Problem requirements: With the images removed, repeat the data below exactly.

Material provided:
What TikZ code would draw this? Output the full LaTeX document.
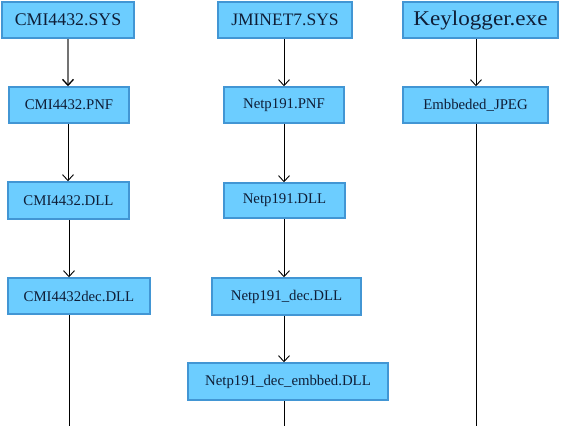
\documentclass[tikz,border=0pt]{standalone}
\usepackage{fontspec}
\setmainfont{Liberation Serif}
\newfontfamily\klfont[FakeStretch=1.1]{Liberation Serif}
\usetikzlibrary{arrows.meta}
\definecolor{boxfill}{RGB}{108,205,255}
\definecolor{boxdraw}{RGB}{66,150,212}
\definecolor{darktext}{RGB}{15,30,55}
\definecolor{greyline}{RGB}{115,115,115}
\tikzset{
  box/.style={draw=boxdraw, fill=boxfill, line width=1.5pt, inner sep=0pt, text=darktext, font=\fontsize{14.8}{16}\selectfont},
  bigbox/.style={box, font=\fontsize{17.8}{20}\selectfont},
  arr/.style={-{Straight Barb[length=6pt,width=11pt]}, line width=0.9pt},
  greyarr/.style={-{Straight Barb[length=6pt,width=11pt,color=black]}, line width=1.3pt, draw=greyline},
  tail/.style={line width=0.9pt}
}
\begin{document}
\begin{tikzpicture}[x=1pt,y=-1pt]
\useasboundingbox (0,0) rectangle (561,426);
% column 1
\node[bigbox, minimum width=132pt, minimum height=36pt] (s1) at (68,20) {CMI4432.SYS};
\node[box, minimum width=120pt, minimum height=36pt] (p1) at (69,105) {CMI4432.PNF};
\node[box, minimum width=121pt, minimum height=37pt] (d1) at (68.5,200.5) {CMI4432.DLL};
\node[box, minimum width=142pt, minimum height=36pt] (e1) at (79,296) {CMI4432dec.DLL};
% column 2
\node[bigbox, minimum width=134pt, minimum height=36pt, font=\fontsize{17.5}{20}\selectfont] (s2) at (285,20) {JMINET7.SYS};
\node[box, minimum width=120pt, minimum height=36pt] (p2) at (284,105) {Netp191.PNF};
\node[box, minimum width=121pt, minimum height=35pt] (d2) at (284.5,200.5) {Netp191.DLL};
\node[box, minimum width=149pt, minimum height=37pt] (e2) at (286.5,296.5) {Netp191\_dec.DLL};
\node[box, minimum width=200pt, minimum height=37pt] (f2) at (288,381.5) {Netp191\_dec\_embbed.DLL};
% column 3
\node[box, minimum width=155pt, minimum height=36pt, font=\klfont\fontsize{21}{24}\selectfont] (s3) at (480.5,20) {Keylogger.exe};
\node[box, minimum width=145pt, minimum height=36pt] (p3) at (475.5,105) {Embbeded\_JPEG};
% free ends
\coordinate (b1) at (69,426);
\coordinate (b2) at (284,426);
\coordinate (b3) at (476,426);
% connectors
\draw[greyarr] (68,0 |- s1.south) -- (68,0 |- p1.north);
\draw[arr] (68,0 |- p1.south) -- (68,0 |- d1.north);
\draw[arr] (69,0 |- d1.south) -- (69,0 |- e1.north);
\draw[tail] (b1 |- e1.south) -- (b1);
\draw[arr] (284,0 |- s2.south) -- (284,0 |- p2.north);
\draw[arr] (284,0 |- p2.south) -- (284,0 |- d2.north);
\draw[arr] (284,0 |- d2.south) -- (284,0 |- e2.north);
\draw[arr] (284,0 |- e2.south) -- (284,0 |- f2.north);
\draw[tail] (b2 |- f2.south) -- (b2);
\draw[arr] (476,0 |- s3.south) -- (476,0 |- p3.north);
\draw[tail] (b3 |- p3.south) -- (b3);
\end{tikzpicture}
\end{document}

Exercise response:
What TikZ code would draw this? Output the full LaTeX document.
\documentclass[tikz,border=0pt]{standalone}
\usepackage{fontspec}
\setmainfont{Liberation Serif}
\newfontfamily\klfont[FakeStretch=1.1]{Liberation Serif}
\usetikzlibrary{arrows.meta}
\definecolor{boxfill}{RGB}{108,205,255}
\definecolor{boxdraw}{RGB}{66,150,212}
\definecolor{darktext}{RGB}{15,30,55}
\definecolor{greyline}{RGB}{115,115,115}
\tikzset{
  box/.style={draw=boxdraw, fill=boxfill, line width=1.5pt, inner sep=0pt, text=darktext, font=\fontsize{14.8}{16}\selectfont},
  bigbox/.style={box, font=\fontsize{17.8}{20}\selectfont},
  arr/.style={-{Straight Barb[length=6pt,width=11pt]}, line width=0.9pt},
  greyarr/.style={-{Straight Barb[length=6pt,width=11pt,color=black]}, line width=1.3pt, draw=greyline},
  tail/.style={line width=0.9pt}
}
\begin{document}
\begin{tikzpicture}[x=1pt,y=-1pt]
\useasboundingbox (0,0) rectangle (561,426);
% column 1
\node[bigbox, minimum width=132pt, minimum height=36pt] (s1) at (68,20) {CMI4432.SYS};
\node[box, minimum width=120pt, minimum height=36pt] (p1) at (69,105) {CMI4432.PNF};
\node[box, minimum width=121pt, minimum height=37pt] (d1) at (68.5,200.5) {CMI4432.DLL};
\node[box, minimum width=142pt, minimum height=36pt] (e1) at (79,296) {CMI4432dec.DLL};
% column 2
\node[bigbox, minimum width=134pt, minimum height=36pt, font=\fontsize{17.5}{20}\selectfont] (s2) at (285,20) {JMINET7.SYS};
\node[box, minimum width=120pt, minimum height=36pt] (p2) at (284,105) {Netp191.PNF};
\node[box, minimum width=121pt, minimum height=35pt] (d2) at (284.5,200.5) {Netp191.DLL};
\node[box, minimum width=149pt, minimum height=37pt] (e2) at (286.5,296.5) {Netp191\_dec.DLL};
\node[box, minimum width=200pt, minimum height=37pt] (f2) at (288,381.5) {Netp191\_dec\_embbed.DLL};
% column 3
\node[box, minimum width=155pt, minimum height=36pt, font=\klfont\fontsize{21}{24}\selectfont] (s3) at (480.5,20) {Keylogger.exe};
\node[box, minimum width=145pt, minimum height=36pt] (p3) at (475.5,105) {Embbeded\_JPEG};
% free ends
\coordinate (b1) at (69,426);
\coordinate (b2) at (284,426);
\coordinate (b3) at (476,426);
% connectors
\draw[greyarr] (68,0 |- s1.south) -- (68,0 |- p1.north);
\draw[arr] (68,0 |- p1.south) -- (68,0 |- d1.north);
\draw[arr] (69,0 |- d1.south) -- (69,0 |- e1.north);
\draw[tail] (b1 |- e1.south) -- (b1);
\draw[arr] (284,0 |- s2.south) -- (284,0 |- p2.north);
\draw[arr] (284,0 |- p2.south) -- (284,0 |- d2.north);
\draw[arr] (284,0 |- d2.south) -- (284,0 |- e2.north);
\draw[arr] (284,0 |- e2.south) -- (284,0 |- f2.north);
\draw[tail] (b2 |- f2.south) -- (b2);
\draw[arr] (476,0 |- s3.south) -- (476,0 |- p3.north);
\draw[tail] (b3 |- p3.south) -- (b3);
\end{tikzpicture}
\end{document}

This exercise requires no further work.